Exercise requirements:
Collect all the lines that mention the word "matplotlib".

Data lines:
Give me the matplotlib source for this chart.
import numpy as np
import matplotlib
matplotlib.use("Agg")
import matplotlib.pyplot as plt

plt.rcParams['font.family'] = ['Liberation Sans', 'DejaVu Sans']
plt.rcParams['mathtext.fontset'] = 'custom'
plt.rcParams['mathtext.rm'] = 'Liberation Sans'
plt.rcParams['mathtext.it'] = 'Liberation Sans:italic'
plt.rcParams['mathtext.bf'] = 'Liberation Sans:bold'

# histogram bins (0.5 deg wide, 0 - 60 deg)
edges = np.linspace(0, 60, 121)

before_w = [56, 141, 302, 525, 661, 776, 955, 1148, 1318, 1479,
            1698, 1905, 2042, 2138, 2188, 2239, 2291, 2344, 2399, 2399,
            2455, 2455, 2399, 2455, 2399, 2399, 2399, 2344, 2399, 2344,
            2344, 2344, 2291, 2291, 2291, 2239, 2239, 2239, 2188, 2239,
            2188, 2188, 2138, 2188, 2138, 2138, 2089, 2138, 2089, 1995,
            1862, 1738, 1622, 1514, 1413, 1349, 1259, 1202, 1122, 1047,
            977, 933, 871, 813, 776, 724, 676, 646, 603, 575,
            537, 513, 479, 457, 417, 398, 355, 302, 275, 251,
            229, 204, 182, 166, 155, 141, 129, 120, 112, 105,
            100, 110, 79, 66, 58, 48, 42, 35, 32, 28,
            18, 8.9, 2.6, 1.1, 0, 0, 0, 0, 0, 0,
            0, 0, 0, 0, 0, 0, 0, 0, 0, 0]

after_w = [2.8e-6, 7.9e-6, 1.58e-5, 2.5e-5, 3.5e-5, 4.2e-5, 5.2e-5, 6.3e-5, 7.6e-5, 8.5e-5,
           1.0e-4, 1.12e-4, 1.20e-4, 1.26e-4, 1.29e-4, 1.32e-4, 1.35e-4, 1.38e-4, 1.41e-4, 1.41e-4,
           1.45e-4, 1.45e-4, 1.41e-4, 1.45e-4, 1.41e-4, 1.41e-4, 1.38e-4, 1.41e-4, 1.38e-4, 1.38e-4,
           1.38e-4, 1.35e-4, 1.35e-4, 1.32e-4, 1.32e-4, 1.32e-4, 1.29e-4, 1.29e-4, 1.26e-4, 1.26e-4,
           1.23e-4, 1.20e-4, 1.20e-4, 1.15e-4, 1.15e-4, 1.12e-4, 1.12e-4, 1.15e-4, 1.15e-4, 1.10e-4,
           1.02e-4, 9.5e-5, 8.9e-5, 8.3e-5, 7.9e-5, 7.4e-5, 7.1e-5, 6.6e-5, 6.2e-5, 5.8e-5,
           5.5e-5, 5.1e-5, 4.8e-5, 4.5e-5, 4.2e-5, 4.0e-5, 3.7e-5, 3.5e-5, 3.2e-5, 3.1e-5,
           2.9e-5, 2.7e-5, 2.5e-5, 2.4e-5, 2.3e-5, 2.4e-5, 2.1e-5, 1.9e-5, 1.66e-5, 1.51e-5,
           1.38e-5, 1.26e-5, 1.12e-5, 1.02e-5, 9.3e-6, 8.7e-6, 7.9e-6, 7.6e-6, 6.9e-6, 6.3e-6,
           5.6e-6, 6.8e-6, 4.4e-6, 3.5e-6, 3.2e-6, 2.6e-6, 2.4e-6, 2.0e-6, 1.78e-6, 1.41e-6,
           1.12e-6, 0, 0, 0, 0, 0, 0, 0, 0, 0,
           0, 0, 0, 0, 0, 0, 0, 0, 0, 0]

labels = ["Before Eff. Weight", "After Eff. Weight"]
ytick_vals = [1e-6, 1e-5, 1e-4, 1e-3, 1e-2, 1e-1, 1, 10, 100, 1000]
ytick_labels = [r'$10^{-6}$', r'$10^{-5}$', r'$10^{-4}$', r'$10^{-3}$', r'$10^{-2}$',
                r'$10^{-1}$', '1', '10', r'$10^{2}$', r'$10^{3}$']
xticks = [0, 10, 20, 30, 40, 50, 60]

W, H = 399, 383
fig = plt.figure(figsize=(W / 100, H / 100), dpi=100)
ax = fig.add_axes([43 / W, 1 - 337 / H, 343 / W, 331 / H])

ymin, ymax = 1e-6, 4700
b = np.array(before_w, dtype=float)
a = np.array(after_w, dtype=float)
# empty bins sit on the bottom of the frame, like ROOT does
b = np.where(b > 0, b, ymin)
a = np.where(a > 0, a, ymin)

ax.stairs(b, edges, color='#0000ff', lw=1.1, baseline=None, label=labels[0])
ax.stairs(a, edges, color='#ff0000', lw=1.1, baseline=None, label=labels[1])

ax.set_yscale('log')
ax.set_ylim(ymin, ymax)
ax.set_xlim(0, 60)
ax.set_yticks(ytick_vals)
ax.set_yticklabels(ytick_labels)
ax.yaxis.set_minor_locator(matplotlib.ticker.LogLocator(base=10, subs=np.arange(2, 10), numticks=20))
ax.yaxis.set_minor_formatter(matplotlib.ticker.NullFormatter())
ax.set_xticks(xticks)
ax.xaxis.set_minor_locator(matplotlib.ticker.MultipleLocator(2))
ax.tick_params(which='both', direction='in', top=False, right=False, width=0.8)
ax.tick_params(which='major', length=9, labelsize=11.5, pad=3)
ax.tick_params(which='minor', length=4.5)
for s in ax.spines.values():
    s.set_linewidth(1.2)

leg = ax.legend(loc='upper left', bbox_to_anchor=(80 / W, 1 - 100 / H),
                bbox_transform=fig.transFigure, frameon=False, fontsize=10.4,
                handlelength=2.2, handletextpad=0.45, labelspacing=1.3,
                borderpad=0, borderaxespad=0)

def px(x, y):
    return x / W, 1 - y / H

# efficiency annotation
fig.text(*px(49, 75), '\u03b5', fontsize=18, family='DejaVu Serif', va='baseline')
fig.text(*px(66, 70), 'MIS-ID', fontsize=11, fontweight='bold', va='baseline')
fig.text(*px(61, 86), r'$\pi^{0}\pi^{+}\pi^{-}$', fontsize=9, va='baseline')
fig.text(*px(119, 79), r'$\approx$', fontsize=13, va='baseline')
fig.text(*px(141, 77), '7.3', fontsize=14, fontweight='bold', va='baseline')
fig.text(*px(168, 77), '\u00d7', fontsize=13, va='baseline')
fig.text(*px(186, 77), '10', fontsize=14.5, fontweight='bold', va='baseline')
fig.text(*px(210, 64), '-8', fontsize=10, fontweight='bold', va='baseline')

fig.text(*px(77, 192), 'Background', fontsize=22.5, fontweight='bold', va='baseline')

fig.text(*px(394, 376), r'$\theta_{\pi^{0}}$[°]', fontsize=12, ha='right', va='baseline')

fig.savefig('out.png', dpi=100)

Result for this task:
Give me the matplotlib source for this chart.
import matplotlib
matplotlib.use("Agg")
import matplotlib.pyplot as plt
ax.yaxis.set_minor_locator(matplotlib.ticker.LogLocator(base=10, subs=np.arange(2, 10), numticks=20))
ax.yaxis.set_minor_formatter(matplotlib.ticker.NullFormatter())
ax.xaxis.set_minor_locator(matplotlib.ticker.MultipleLocator(2))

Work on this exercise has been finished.